> **Directions**
Pictures are not part of the copy. Retype the lines from the first one through the line that contains "s in y_tick_labels)".

> **Dataset excerpt**

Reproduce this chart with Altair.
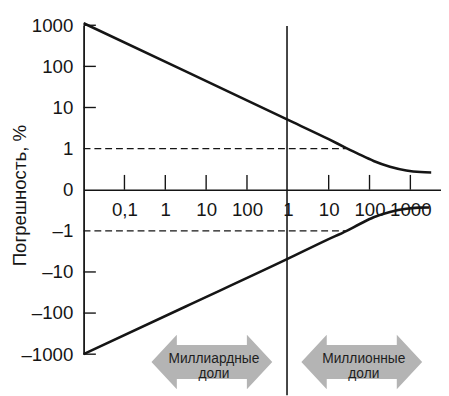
import altair as alt
import pandas as pd

# ---- data (positions on the chart's decade-index scales) ----
x_tick_labels = ["0,1", "1", "10", "100", "1", "10", "100", "1000"]
x_tick_pos = [1, 2, 3, 4, 5, 6, 7, 8]
y_tick_labels = ["–1000", "–100", "–10", "–1", "0", "1", "10", "100", "1000"]
y_tick_pos = [-4, -3, -2, -1, 0, 1, 2, 3, 4]

upper_u = [0, 2.5, 4.98, 6.0, 6.42, 6.75, 7.1, 7.5, 7.9, 8.25, 8.51]
upper_v = [4.05, 2.88, 1.71, 1.23, 1.02, 0.86, 0.70, 0.56, 0.47, 0.43, 0.42]
lower_u = [0, 2.5, 4.98, 5.96, 6.44, 6.75, 7.1, 7.5, 7.9, 8.2, 8.46]
lower_v = [-4.0, -2.84, -1.69, -1.22, -1.0, -0.84, -0.67, -0.54, -0.46, -0.435, -0.43]

dash_v = [1, -1]
dash_end = [6.42, 6.45]
inner_y_ticks = [4, 3, 2, -2, -3, -4]
inner_x_ticks = [1, 2, 3, 4, 6, 7, 8]
ppm_divider = 4.98

arrow_u = [3.14, 6.81]
arrow_v = [-4.19, -4.19]
arrow_text = ["Миллиардные\nдоли", "Миллионные\nдоли"]
text_u = [3.19, 6.86]
text_v = [-4.12, -4.12]

FONT = "Liberation Sans"
INK = "#151515"

xs = alt.Scale(domain=[0, 8.75], nice=False, zero=False)
ys = alt.Scale(domain=[-4, 4], nice=False, zero=False)

xlab_expr = "[" + ",".join(f"'{s}'" for s in x_tick_labels) + "][datum.value - 1]"
ylab_expr = "[" + ",".join(f"'{s}'" for s in y_tick_labels) + "][datum.value + 4]"

XAX = alt.Axis(
    orient="bottom", offset=-167.5, values=x_tick_pos, labelExpr=xlab_expr,
    ticks=False, tickSize=0, grid=False, domain=True, domainColor=INK,
    domainWidth=1.6, labelFont=FONT, labelFontSize=19, labelColor=INK,
    labelPadding=11, labelOverlap=False, labelFlush=False, title=None)
YAX = alt.Axis(
    orient="left", values=y_tick_pos, labelExpr=ylab_expr,
    ticks=False, tickSize=0, grid=False, domain=True, domainColor=INK,
    domainWidth=1.8, labelFont=FONT, labelFontSize=19, labelColor=INK,
    labelPadding=11, labelOverlap=False, labelFlush=False,
    title="Погрешность, %", titleFont=FONT, titleFontSize=19,
    titleFontWeight="normal", titleColor=INK, titleX=-65, titleY=173,
    titleAngle=-90, titleAlign="center", titleBaseline="middle")


def X(f):
    return alt.X(f, scale=xs, axis=XAX)


def Y(f):
    return alt.Y(f, scale=ys, axis=YAX)


curves = pd.DataFrame(
    {"u": upper_u + lower_u,
     "v": upper_v + lower_v,
     "s": ["up"] * len(upper_u) + ["low"] * len(lower_u)}
)

lines = alt.Chart(curves).mark_line(
    color=INK, strokeWidth=2.6, interpolate="monotone"
).encode(x=X("u:Q"), y=Y("v:Q"), detail="s:N")

dash_df = pd.DataFrame({"v": dash_v, "u0": [0, 0], "u1": dash_end})
dashes = alt.Chart(dash_df).mark_rule(
    color=INK, strokeWidth=1.3, strokeDash=[7, 4]
).encode(x=X("u0:Q"), x2="u1:Q", y=Y("v:Q"))

ytk = pd.DataFrame({"v": inner_y_ticks, "u0": 0, "u1": 0.3})
yticks = alt.Chart(ytk).mark_rule(color=INK, strokeWidth=1.4).encode(
    x=X("u0:Q"), x2="u1:Q", y=Y("v:Q"))

xtk = pd.DataFrame({"u": inner_x_ticks, "v0": 0, "v1": 0.36})
xticks = alt.Chart(xtk).mark_rule(color=INK, strokeWidth=1.4).encode(
    x=X("u:Q"), y=Y("v0:Q"), y2="v1:Q")

div_df = pd.DataFrame({"u": [ppm_divider], "v0": [3.98], "v1": [-5]})
divider = alt.Chart(div_df).mark_rule(color=INK, strokeWidth=1.6).encode(
    x=X("u:Q"), y=Y("v0:Q"), y2="v1:Q")

ARROW = ("M -1 0 L -0.58 -0.45 L -0.58 -0.28 L 0.58 -0.28 L 0.58 -0.45 "
         "L 1 0 L 0.58 0.45 L 0.58 0.28 L -0.58 0.28 L -0.58 0.45 Z")
arr_df = pd.DataFrame({"u": arrow_u, "v": arrow_v})
arrows = alt.Chart(arr_df).mark_point(
    shape=ARROW, filled=True, fill="#b4b4b4", strokeWidth=0, size=15129, opacity=1
).encode(x=X("u:Q"), y=Y("v:Q"))

txt_df = pd.DataFrame({"u": text_u, "v": text_v, "t": arrow_text})
texts = alt.Chart(txt_df).mark_text(
    font=FONT, fontSize=14, color="#1e1e1e", lineBreak="\n", lineHeight=15,
    align="center", baseline="middle"
).encode(x=X("u:Q"), y=Y("v:Q"), text="t:N")

chart = alt.layer(
    lines, arrows, texts, dashes, yticks, xticks, divider
).properties(
    width=364, height=335,
    padding={"left": 77, "top": 14, "right": 0, "bottom": 39},
    autosize=alt.AutoSizeParams(type="none"),
).configure_view(stroke=None)

chart.save("out.html", embed_options={"renderer": "svg", "actions": False})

> **Written answer**
Reproduce this chart with Altair.
import altair as alt
import pandas as pd

# ---- data (positions on the chart's decade-index scales) ----
x_tick_labels = ["0,1", "1", "10", "100", "1", "10", "100", "1000"]
x_tick_pos = [1, 2, 3, 4, 5, 6, 7, 8]
y_tick_labels = ["–1000", "–100", "–10", "–1", "0", "1", "10", "100", "1000"]
y_tick_pos = [-4, -3, -2, -1, 0, 1, 2, 3, 4]

upper_u = [0, 2.5, 4.98, 6.0, 6.42, 6.75, 7.1, 7.5, 7.9, 8.25, 8.51]
upper_v = [4.05, 2.88, 1.71, 1.23, 1.02, 0.86, 0.70, 0.56, 0.47, 0.43, 0.42]
lower_u = [0, 2.5, 4.98, 5.96, 6.44, 6.75, 7.1, 7.5, 7.9, 8.2, 8.46]
lower_v = [-4.0, -2.84, -1.69, -1.22, -1.0, -0.84, -0.67, -0.54, -0.46, -0.435, -0.43]

dash_v = [1, -1]
dash_end = [6.42, 6.45]
inner_y_ticks = [4, 3, 2, -2, -3, -4]
inner_x_ticks = [1, 2, 3, 4, 6, 7, 8]
ppm_divider = 4.98

arrow_u = [3.14, 6.81]
arrow_v = [-4.19, -4.19]
arrow_text = ["Миллиардные\nдоли", "Миллионные\nдоли"]
text_u = [3.19, 6.86]
text_v = [-4.12, -4.12]

FONT = "Liberation Sans"
INK = "#151515"

xs = alt.Scale(domain=[0, 8.75], nice=False, zero=False)
ys = alt.Scale(domain=[-4, 4], nice=False, zero=False)

xlab_expr = "[" + ",".join(f"'{s}'" for s in x_tick_labels) + "][datum.value - 1]"
ylab_expr = "[" + ",".join(f"'{s}'" for s in y_tick_labels) + "][datum.value + 4]"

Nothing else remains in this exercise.